**Exercise details:**
Your task is to transcribe the data in full.

**Collected data:**
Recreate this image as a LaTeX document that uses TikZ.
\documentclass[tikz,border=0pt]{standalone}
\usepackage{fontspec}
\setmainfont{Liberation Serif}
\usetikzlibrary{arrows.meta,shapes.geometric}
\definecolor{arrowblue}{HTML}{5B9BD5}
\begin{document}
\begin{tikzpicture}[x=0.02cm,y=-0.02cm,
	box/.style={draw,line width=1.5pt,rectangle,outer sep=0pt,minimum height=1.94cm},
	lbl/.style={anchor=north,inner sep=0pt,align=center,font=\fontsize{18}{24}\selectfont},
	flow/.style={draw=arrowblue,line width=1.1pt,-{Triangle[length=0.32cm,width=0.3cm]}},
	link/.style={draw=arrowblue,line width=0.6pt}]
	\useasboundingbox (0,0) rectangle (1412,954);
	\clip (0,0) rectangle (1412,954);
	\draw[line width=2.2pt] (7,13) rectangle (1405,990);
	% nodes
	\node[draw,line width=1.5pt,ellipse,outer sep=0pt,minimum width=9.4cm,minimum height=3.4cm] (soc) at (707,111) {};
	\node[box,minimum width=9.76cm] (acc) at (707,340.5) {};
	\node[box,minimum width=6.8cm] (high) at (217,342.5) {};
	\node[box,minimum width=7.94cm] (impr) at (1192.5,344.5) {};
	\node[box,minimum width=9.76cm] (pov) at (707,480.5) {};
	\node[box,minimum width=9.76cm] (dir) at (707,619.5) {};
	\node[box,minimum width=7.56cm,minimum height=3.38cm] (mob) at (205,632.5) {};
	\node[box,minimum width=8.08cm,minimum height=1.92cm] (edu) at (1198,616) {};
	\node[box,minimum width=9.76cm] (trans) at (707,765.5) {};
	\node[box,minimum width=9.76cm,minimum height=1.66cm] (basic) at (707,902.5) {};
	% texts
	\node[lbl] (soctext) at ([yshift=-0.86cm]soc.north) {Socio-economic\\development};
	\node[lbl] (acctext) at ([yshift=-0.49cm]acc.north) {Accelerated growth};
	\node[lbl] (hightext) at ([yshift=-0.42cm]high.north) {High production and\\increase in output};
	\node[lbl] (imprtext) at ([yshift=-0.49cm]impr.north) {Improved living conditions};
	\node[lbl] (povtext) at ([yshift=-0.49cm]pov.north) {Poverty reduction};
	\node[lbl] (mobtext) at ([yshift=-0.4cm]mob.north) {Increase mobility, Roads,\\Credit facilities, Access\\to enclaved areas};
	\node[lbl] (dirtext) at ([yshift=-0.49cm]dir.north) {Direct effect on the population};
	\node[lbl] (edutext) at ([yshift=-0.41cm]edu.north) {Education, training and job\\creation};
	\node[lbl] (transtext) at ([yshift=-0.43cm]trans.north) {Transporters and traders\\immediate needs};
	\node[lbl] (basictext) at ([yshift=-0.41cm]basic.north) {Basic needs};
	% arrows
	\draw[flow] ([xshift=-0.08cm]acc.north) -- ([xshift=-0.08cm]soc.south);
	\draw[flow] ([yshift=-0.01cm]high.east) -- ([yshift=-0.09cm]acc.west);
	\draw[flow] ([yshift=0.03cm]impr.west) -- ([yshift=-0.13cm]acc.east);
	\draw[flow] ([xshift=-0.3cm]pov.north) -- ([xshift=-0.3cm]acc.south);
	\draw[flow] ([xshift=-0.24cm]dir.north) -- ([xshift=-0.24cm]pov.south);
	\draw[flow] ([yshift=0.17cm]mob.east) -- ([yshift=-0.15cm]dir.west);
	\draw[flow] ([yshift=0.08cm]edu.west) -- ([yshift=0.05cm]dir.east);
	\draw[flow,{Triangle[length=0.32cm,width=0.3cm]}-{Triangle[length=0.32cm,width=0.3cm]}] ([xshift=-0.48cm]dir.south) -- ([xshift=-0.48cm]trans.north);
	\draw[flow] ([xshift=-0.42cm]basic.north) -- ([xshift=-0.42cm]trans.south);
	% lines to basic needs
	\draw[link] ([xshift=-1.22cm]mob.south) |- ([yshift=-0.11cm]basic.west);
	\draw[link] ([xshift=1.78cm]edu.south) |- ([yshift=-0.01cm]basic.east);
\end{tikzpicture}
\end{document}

**Output below:**
Recreate this image as a LaTeX document that uses TikZ.
\documentclass[tikz,border=0pt]{standalone}
\usepackage{fontspec}
\setmainfont{Liberation Serif}
\usetikzlibrary{arrows.meta,shapes.geometric}
\definecolor{arrowblue}{HTML}{5B9BD5}
\begin{document}
\begin{tikzpicture}[x=0.02cm,y=-0.02cm,
	box/.style={draw,line width=1.5pt,rectangle,outer sep=0pt,minimum height=1.94cm},
	lbl/.style={anchor=north,inner sep=0pt,align=center,font=\fontsize{18}{24}\selectfont},
	flow/.style={draw=arrowblue,line width=1.1pt,-{Triangle[length=0.32cm,width=0.3cm]}},
	link/.style={draw=arrowblue,line width=0.6pt}]
	\useasboundingbox (0,0) rectangle (1412,954);
	\clip (0,0) rectangle (1412,954);
	\draw[line width=2.2pt] (7,13) rectangle (1405,990);
	% nodes
	\node[draw,line width=1.5pt,ellipse,outer sep=0pt,minimum width=9.4cm,minimum height=3.4cm] (soc) at (707,111) {};
	\node[box,minimum width=9.76cm] (acc) at (707,340.5) {};
	\node[box,minimum width=6.8cm] (high) at (217,342.5) {};
	\node[box,minimum width=7.94cm] (impr) at (1192.5,344.5) {};
	\node[box,minimum width=9.76cm] (pov) at (707,480.5) {};
	\node[box,minimum width=9.76cm] (dir) at (707,619.5) {};
	\node[box,minimum width=7.56cm,minimum height=3.38cm] (mob) at (205,632.5) {};
	\node[box,minimum width=8.08cm,minimum height=1.92cm] (edu) at (1198,616) {};
	\node[box,minimum width=9.76cm] (trans) at (707,765.5) {};
	\node[box,minimum width=9.76cm,minimum height=1.66cm] (basic) at (707,902.5) {};
	% texts
	\node[lbl] (soctext) at ([yshift=-0.86cm]soc.north) {Socio-economic\\development};
	\node[lbl] (acctext) at ([yshift=-0.49cm]acc.north) {Accelerated growth};
	\node[lbl] (hightext) at ([yshift=-0.42cm]high.north) {High production and\\increase in output};
	\node[lbl] (imprtext) at ([yshift=-0.49cm]impr.north) {Improved living conditions};
	\node[lbl] (povtext) at ([yshift=-0.49cm]pov.north) {Poverty reduction};
	\node[lbl] (mobtext) at ([yshift=-0.4cm]mob.north) {Increase mobility, Roads,\\Credit facilities, Access\\to enclaved areas};
	\node[lbl] (dirtext) at ([yshift=-0.49cm]dir.north) {Direct effect on the population};
	\node[lbl] (edutext) at ([yshift=-0.41cm]edu.north) {Education, training and job\\creation};
	\node[lbl] (transtext) at ([yshift=-0.43cm]trans.north) {Transporters and traders\\immediate needs};
	\node[lbl] (basictext) at ([yshift=-0.41cm]basic.north) {Basic needs};
	% arrows
	\draw[flow] ([xshift=-0.08cm]acc.north) -- ([xshift=-0.08cm]soc.south);
	\draw[flow] ([yshift=-0.01cm]high.east) -- ([yshift=-0.09cm]acc.west);
	\draw[flow] ([yshift=0.03cm]impr.west) -- ([yshift=-0.13cm]acc.east);
	\draw[flow] ([xshift=-0.3cm]pov.north) -- ([xshift=-0.3cm]acc.south);
	\draw[flow] ([xshift=-0.24cm]dir.north) -- ([xshift=-0.24cm]pov.south);
	\draw[flow] ([yshift=0.17cm]mob.east) -- ([yshift=-0.15cm]dir.west);
	\draw[flow] ([yshift=0.08cm]edu.west) -- ([yshift=0.05cm]dir.east);
	\draw[flow,{Triangle[length=0.32cm,width=0.3cm]}-{Triangle[length=0.32cm,width=0.3cm]}] ([xshift=-0.48cm]dir.south) -- ([xshift=-0.48cm]trans.north);
	\draw[flow] ([xshift=-0.42cm]basic.north) -- ([xshift=-0.42cm]trans.south);
	% lines to basic needs
	\draw[link] ([xshift=-1.22cm]mob.south) |- ([yshift=-0.11cm]basic.west);
	\draw[link] ([xshift=1.78cm]edu.south) |- ([yshift=-0.01cm]basic.east);
\end{tikzpicture}
\end{document}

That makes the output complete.